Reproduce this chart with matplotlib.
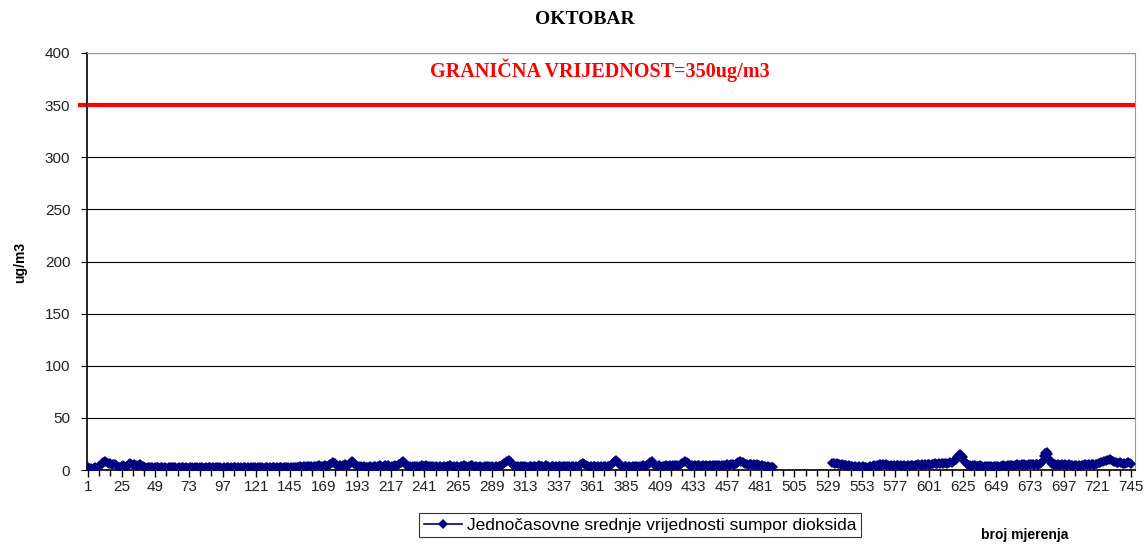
import numpy as np
import matplotlib
matplotlib.use("Agg")
import matplotlib.pyplot as plt

nan = float("nan")

so2_001_050 = [3,2,2,1,2,3,2,3,4,5, 6,8,9,8,7,6,7,5,6,6, 5,4,3,3,4,5,4,3,4,6, 7,6,5,6,5,4,5,6,5,4, 3,3,2,3,3,2,3,2,3,3]
so2_051_100 = [3,2,3,3,2,3,2,2,3,3, 2,3,3,2,2,3,2,3,3,2, 3,2,2,3,3,2,3,2,3,2, 3,3,2,2,3,2,3,3,2,3, 2,3,2,3,3,2,2,3,2,3]
so2_101_150 = [3,2,3,2,3,3,2,3,2,3, 2,3,3,2,3,2,3,2,3,3, 2,3,2,3,3,2,2,3,3,2, 3,2,3,3,2,3,2,3,3,2, 3,3,2,3,2,3,3,2,3,3]
so2_151_200 = [3,4,3,3,4,3,4,3,4,4, 3,4,3,4,4,5,4,3,4,5, 4,4,5,6,7,8,7,5,4,4, 5,4,5,6,5,4,5,7,9,8, 6,5,4,4,3,4,3,4,3,3]
so2_201_250 = [3,4,3,3,4,4,3,4,5,4, 3,4,5,4,5,4,3,4,4,5, 4,5,6,7,8,9,7,5,4,3, 4,3,4,4,3,4,3,4,5,4, 4,5,4,4,3,4,4,3,4,3]
so2_251_300 = [3,4,3,3,4,3,4,4,5,4, 3,4,3,4,3,3,4,4,5,4, 4,3,4,5,5,4,3,4,3,3, 4,3,3,4,3,4,4,3,4,3, 3,4,3,4,4,5,6,7,8,9]
so2_301_350 = [10,9,7,5,4,4,3,4,3,4, 4,3,4,3,3,4,4,3,4,4, 3,4,5,4,4,3,4,5,4,3, 3,4,4,3,4,3,4,4,3,4, 4,3,4,4,3,4,4,3,4,3]
so2_351_400 = [4,5,6,7,6,5,4,4,3,4, 3,4,4,3,4,3,4,3,4,4, 3,4,4,5,6,8,9,10,8,6, 4,4,3,4,4,3,4,3,3,4, 4,3,4,3,4,4,5,4,4,5]
so2_401_450 = [6,8,9,7,5,4,4,5,4,3, 4,4,5,4,4,5,4,5,4,5, 5,4,5,6,7,8,9,8,7,5, 4,5,4,5,4,5,5,4,4,5, 4,5,4,4,5,4,5,5,4,5]
so2_451_490 = [5,4,5,4,5,5,6,5,5,6, 6,5,6,7,8,9,8,8,7,6, 6,5,6,6,5,6,5,6,5,5, 4,5,4,4,3,4,3,3,3,3]
so2_491_531 = [nan] * 41
so2_532_580 = [7,7,6,7,6,6,5,6,5,5, 5,4,5,4,4,3,4,3,3,4, 3,3,4,3,3,2,3,4,3,4, 5,4,5,5,6,5,6,5,6,5, 5,4,5,4,5,4,5,5,4]
so2_581_625 = [5,4,5,4,4,5,4,5,5,4, 5,5,6,5,5,6,5,6,5,6, 6,5,6,6,7,6,6,7,6,7, 6,7,7,6,7,8,7,8,9,10, 12,14,15,14,12]
so2_626_680 = [9,7,6,5,5,4,5,4,5,4, 4,5,4,4,3,4,4,3,4,4, 3,4,3,4,4,3,4,4,5,4, 4,5,4,5,5,4,5,5,6,5, 5,6,5,6,5,5,6,5,6,6, 5,6,6,5,6]
so2_681_720 = [7,9,13,16,17,15,10,7,6,5, 6,5,6,5,5,6,5,6,5,5, 6,5,5,4,5,5,4,5,4,5, 5,6,5,5,6,5,6,6,5,6]
so2_721_745 = [6,7,7,8,8,9,9,10,10,11, 10,9,8,8,7,7,8,7,6,7, 6,7,8,7,6]

limit_value = 350
tick_labels = list(range(1, 746, 24))

so2 = np.array(so2_001_050 + so2_051_100 + so2_101_150 + so2_151_200 + so2_201_250
               + so2_251_300 + so2_301_350 + so2_351_400 + so2_401_450 + so2_451_490
               + so2_491_531 + so2_532_580 + so2_581_625 + so2_626_680 + so2_681_720
               + so2_721_745, dtype=float)
x = np.arange(1, len(so2) + 1)

fig = plt.figure(figsize=(11.47, 5.44), dpi=100)
ax = fig.add_axes([87/1147, 1 - 470/544, (1135 - 87)/1147, (470 - 53)/544])

sans = "Liberation Sans"
serif = "Liberation Serif"

ax.set_ylim(0, 400)
ax.set_xlim(0.3, 747.9)
ax.set_yticks(range(0, 401, 50))
ax.grid(axis="y", color="black", linewidth=0.8)
ax.set_axisbelow(True)

ax.axhline(limit_value, color="#ff0000", linewidth=3, zorder=3)
ax.plot([-0.007, 0], [350/400, 350/400], transform=ax.transAxes, color="#ff0000",
        linewidth=3, clip_on=False)

ax.plot(x, so2, color="#000080", linewidth=1.2, marker="D", markersize=5.5,
        markeredgewidth=0, zorder=4,
        label="Jednočasovne srednje vrijednosti sumpor dioksida")

for s in ["top", "right"]:
    ax.spines[s].set_color("#999999")
for s in ["left", "bottom"]:
    ax.spines[s].set_color("black")
    ax.spines[s].set_linewidth(1.2)

ax.set_xticks(tick_labels)
ax.set_xticks(np.arange(1, 746, 8), minor=True)
ax.tick_params(axis="x", which="major", length=5, width=1, labelsize=11, pad=2)
ax.tick_params(axis="x", which="minor", length=4, width=1)
ax.tick_params(axis="y", length=4, labelsize=11, pad=8)
for lab in ax.get_xticklabels() + ax.get_yticklabels():
    lab.set_fontfamily(sans)
    lab.set_color("#222222")

fig.text(585/1147, 1 - 20/544, "OKTOBAR", ha="center", va="center",
         fontfamily=serif, fontweight="bold", fontsize=14)
fig.text(600/1147, 1 - 70/544, "GRANIČNA VRIJEDNOST=350ug/m3", ha="center", va="center",
         color="#ff0000", fontfamily=serif, fontweight="bold", fontsize=14.5)
fig.text(20/1147, 1 - 262/544, "ug/m3", rotation=90, ha="center", va="center",
         fontfamily=sans, fontweight="bold", fontsize=10)
fig.text(1025/1147, 1 - 535/544, "broj mjerenja", ha="center", va="center",
         fontfamily=sans, fontweight="bold", fontsize=10)

leg = fig.legend(loc="center", bbox_to_anchor=(640/1147, 1 - 525/544),
                 prop={"family": sans, "size": 12.5}, frameon=True, fancybox=False,
                 edgecolor="black", handlelength=2.2, borderpad=0.25, handletextpad=0.3)
leg.get_frame().set_linewidth(0.8)

fig.savefig("out.png", dpi=100)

◆ Stated exercise: Restate each line from the start of the listing through the line bearing "tick_labels = list(range(1, 746, 24))" word for word. Drop the pictures.

◆ Full response:
Reproduce this chart with matplotlib.
import numpy as np
import matplotlib
matplotlib.use("Agg")
import matplotlib.pyplot as plt

nan = float("nan")

so2_001_050 = [3,2,2,1,2,3,2,3,4,5, 6,8,9,8,7,6,7,5,6,6, 5,4,3,3,4,5,4,3,4,6, 7,6,5,6,5,4,5,6,5,4, 3,3,2,3,3,2,3,2,3,3]
so2_051_100 = [3,2,3,3,2,3,2,2,3,3, 2,3,3,2,2,3,2,3,3,2, 3,2,2,3,3,2,3,2,3,2, 3,3,2,2,3,2,3,3,2,3, 2,3,2,3,3,2,2,3,2,3]
so2_101_150 = [3,2,3,2,3,3,2,3,2,3, 2,3,3,2,3,2,3,2,3,3, 2,3,2,3,3,2,2,3,3,2, 3,2,3,3,2,3,2,3,3,2, 3,3,2,3,2,3,3,2,3,3]
so2_151_200 = [3,4,3,3,4,3,4,3,4,4, 3,4,3,4,4,5,4,3,4,5, 4,4,5,6,7,8,7,5,4,4, 5,4,5,6,5,4,5,7,9,8, 6,5,4,4,3,4,3,4,3,3]
so2_201_250 = [3,4,3,3,4,4,3,4,5,4, 3,4,5,4,5,4,3,4,4,5, 4,5,6,7,8,9,7,5,4,3, 4,3,4,4,3,4,3,4,5,4, 4,5,4,4,3,4,4,3,4,3]
so2_251_300 = [3,4,3,3,4,3,4,4,5,4, 3,4,3,4,3,3,4,4,5,4, 4,3,4,5,5,4,3,4,3,3, 4,3,3,4,3,4,4,3,4,3, 3,4,3,4,4,5,6,7,8,9]
so2_301_350 = [10,9,7,5,4,4,3,4,3,4, 4,3,4,3,3,4,4,3,4,4, 3,4,5,4,4,3,4,5,4,3, 3,4,4,3,4,3,4,4,3,4, 4,3,4,4,3,4,4,3,4,3]
so2_351_400 = [4,5,6,7,6,5,4,4,3,4, 3,4,4,3,4,3,4,3,4,4, 3,4,4,5,6,8,9,10,8,6, 4,4,3,4,4,3,4,3,3,4, 4,3,4,3,4,4,5,4,4,5]
so2_401_450 = [6,8,9,7,5,4,4,5,4,3, 4,4,5,4,4,5,4,5,4,5, 5,4,5,6,7,8,9,8,7,5, 4,5,4,5,4,5,5,4,4,5, 4,5,4,4,5,4,5,5,4,5]
so2_451_490 = [5,4,5,4,5,5,6,5,5,6, 6,5,6,7,8,9,8,8,7,6, 6,5,6,6,5,6,5,6,5,5, 4,5,4,4,3,4,3,3,3,3]
so2_491_531 = [nan] * 41
so2_532_580 = [7,7,6,7,6,6,5,6,5,5, 5,4,5,4,4,3,4,3,3,4, 3,3,4,3,3,2,3,4,3,4, 5,4,5,5,6,5,6,5,6,5, 5,4,5,4,5,4,5,5,4]
so2_581_625 = [5,4,5,4,4,5,4,5,5,4, 5,5,6,5,5,6,5,6,5,6, 6,5,6,6,7,6,6,7,6,7, 6,7,7,6,7,8,7,8,9,10, 12,14,15,14,12]
so2_626_680 = [9,7,6,5,5,4,5,4,5,4, 4,5,4,4,3,4,4,3,4,4, 3,4,3,4,4,3,4,4,5,4, 4,5,4,5,5,4,5,5,6,5, 5,6,5,6,5,5,6,5,6,6, 5,6,6,5,6]
so2_681_720 = [7,9,13,16,17,15,10,7,6,5, 6,5,6,5,5,6,5,6,5,5, 6,5,5,4,5,5,4,5,4,5, 5,6,5,5,6,5,6,6,5,6]
so2_721_745 = [6,7,7,8,8,9,9,10,10,11, 10,9,8,8,7,7,8,7,6,7, 6,7,8,7,6]

limit_value = 350
tick_labels = list(range(1, 746, 24))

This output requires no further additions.